Pelaksanaan Tes Kompetensi Akademik (TKA) untuk jenjang SMA/sederajat pada awal November lalu menjadi sorotan tajam Komisi X DPR RI. Anggota Komisi X, Abdul Fikri Faqih, menyatakan ketidaksetujuannya apabila nilai TKA dijadikan validator nilai rapor dalam Seleksi Nasional Berdasarkan Prestasi (SNBP).
Fikri menilai pelaksanaan TKA masih menyisakan banyak persoalan teknis yang berdampak langsung pada peserta. Salah satu masalah utama adalah ketidaksesuaian waktu pengerjaan antara peserta dan sistem server.
“Tidak sinkron antara waktu pelaksanaan di peserta yang sesuai dengan billing waktu yang berjalan di server,” ujarnya.

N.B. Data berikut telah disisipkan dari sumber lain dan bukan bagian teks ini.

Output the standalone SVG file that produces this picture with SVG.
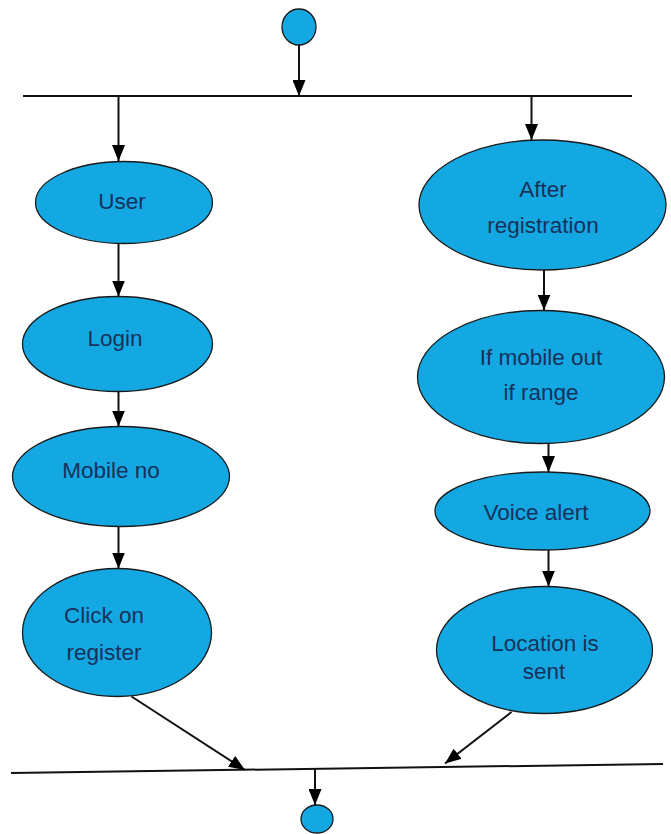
<svg xmlns="http://www.w3.org/2000/svg" width="671" height="834" viewBox="0 0 671 834">
<style>
.node{fill:#14A8E2;stroke:#1a1a1a;stroke-width:1.3}
.lbl{font-family:"Liberation Sans",Arial,sans-serif;font-size:22.5px;fill:#17325A;text-anchor:middle}
.bar{stroke:#111;stroke-width:2;fill:none}
.edge{stroke:#111;stroke-width:2;fill:none;marker-end:url(#arr)}
</style>
<defs>
<marker id="arr" viewBox="0 0 16 13" refX="16" refY="6.5" markerWidth="16" markerHeight="13" markerUnits="userSpaceOnUse" orient="auto">
<path d="M0,0 L16,6.5 L0,13 Z" fill="#000"/>
</marker>
</defs>
<rect width="671" height="834" fill="#fff"/>
<g id="start"><ellipse class="node" cx="299" cy="27" rx="17" ry="18"/></g>
<g id="fork"><line class="bar" x1="23" y1="96" x2="632" y2="96"/></g>
<g id="join"><line class="bar" x1="11" y1="773" x2="663" y2="764"/></g>
<g id="user"><ellipse class="node" cx="124" cy="202.5" rx="88.5" ry="41"/><text class="lbl" x="122" y="209">User</text></g>
<g id="login"><ellipse class="node" cx="117.5" cy="344" rx="95" ry="47.5"/><text class="lbl" x="115" y="346">Login</text></g>
<g id="mobile"><ellipse class="node" cx="121" cy="476.5" rx="108.5" ry="50"/><text class="lbl" x="111" y="478">Mobile no</text></g>
<g id="click"><ellipse class="node" cx="117" cy="632.5" rx="94.5" ry="64"/><text class="lbl" x="104" y="623">Click on</text><text class="lbl" x="104" y="660">register</text></g>
<g id="after"><ellipse class="node" cx="542.5" cy="205" rx="123.5" ry="65"/><text class="lbl" x="543" y="197">After</text><text class="lbl" x="543" y="233">registration</text></g>
<g id="ifmobile"><ellipse class="node" cx="541" cy="377" rx="123.5" ry="66.5"/><text class="lbl" x="541" y="365">If mobile out</text><text class="lbl" x="541" y="400">if range</text></g>
<g id="voice"><ellipse class="node" cx="542.5" cy="511" rx="107.5" ry="39"/><text class="lbl" x="536" y="520">Voice alert</text></g>
<g id="location"><ellipse class="node" cx="544.5" cy="650" rx="108" ry="63.5"/><text class="lbl" x="545" y="651">Location is</text><text class="lbl" x="544" y="679">sent</text></g>
<g id="end"><ellipse class="node" cx="317" cy="819" rx="16" ry="14"/></g>
<g id="connectors">
<line class="edge" x1="299" y1="45" x2="299" y2="96"/>
<line class="edge" x1="118.5" y1="96" x2="118.5" y2="161"/>
<line class="edge" x1="531.5" y1="96" x2="531.5" y2="140"/>
<line class="edge" x1="118.5" y1="243.5" x2="118.5" y2="296.5"/>
<line class="edge" x1="118.5" y1="391.5" x2="118.5" y2="426.5"/>
<line class="edge" x1="118.5" y1="526.5" x2="118.5" y2="568.5"/>
<line class="edge" x1="131.5" y1="696.5" x2="245" y2="770"/>
<line class="edge" x1="544" y1="270" x2="544" y2="310.5"/>
<line class="edge" x1="548.5" y1="443.5" x2="548.5" y2="472"/>
<line class="edge" x1="548.5" y1="550" x2="548.5" y2="586.5"/>
<line class="edge" x1="511.5" y1="712" x2="445" y2="763.5"/>
<line class="edge" x1="315" y1="768" x2="315" y2="805"/>
</g>
</svg>
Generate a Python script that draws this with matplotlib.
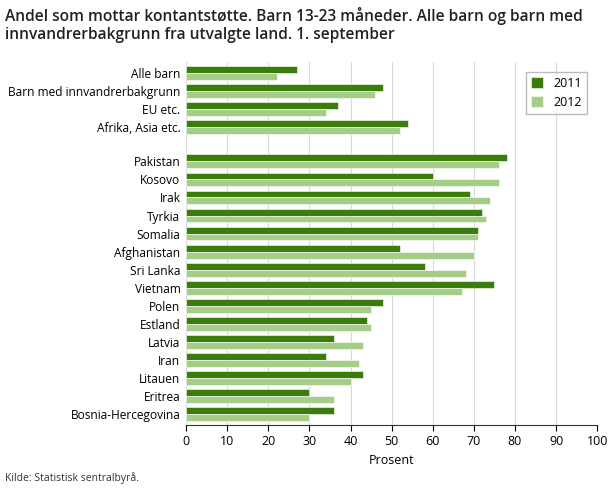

Selain itu, Fikri menyoroti kebingungan para siswa dalam membedakan simulasi, gladi bersih, dan pelaksanaan TKA sesungguhnya, karena tidak ada batas yang jelas. Ia juga menilai terdapat ketidaksesuaian antara kisi-kisi yang diberikan dengan soal riil yang dihadapi siswa pada pelaksanaan TKA.
Masalah lainnya adalah waktu pengerjaan yang dinilai terlalu cepat dan tidak proporsional untuk tingkat kesulitan soal.
“Dalam 45 menit siswa harus bisa menyelesaikan 25 soal… Untuk soal-soal tertentu tidak mungkin meskipun mungkin anak cerdas,” tegasnya.
Lebih jauh, Fikri menemukan bahwa sejumlah soal TKA justru memuat materi yang belum diajarkan di sekolah, sehingga menyulitkan siswa untuk menjawab secara optimal.
“Pembelajaran belum selesai tapi ada TKA… banyak yang menganggap belum pernah kami dapat materi begini,” ungkapnya.
Atas berbagai temuan tersebut, Fikri menegaskan bahwa hasil TKA sebaiknya tidak dijadikan validator nilai rapor untuk jalur masuk perguruan tinggi negeri melalui SNBP, mengingat ketidaksiapan teknis dan ketidakadilan yang dapat dialami siswa.
Usulan ini diharapkan menjadi pertimbangan dalam evaluasi pelaksanaan TKA dan perumusan kebijakan seleksi mahasiswa baru di masa mendatang.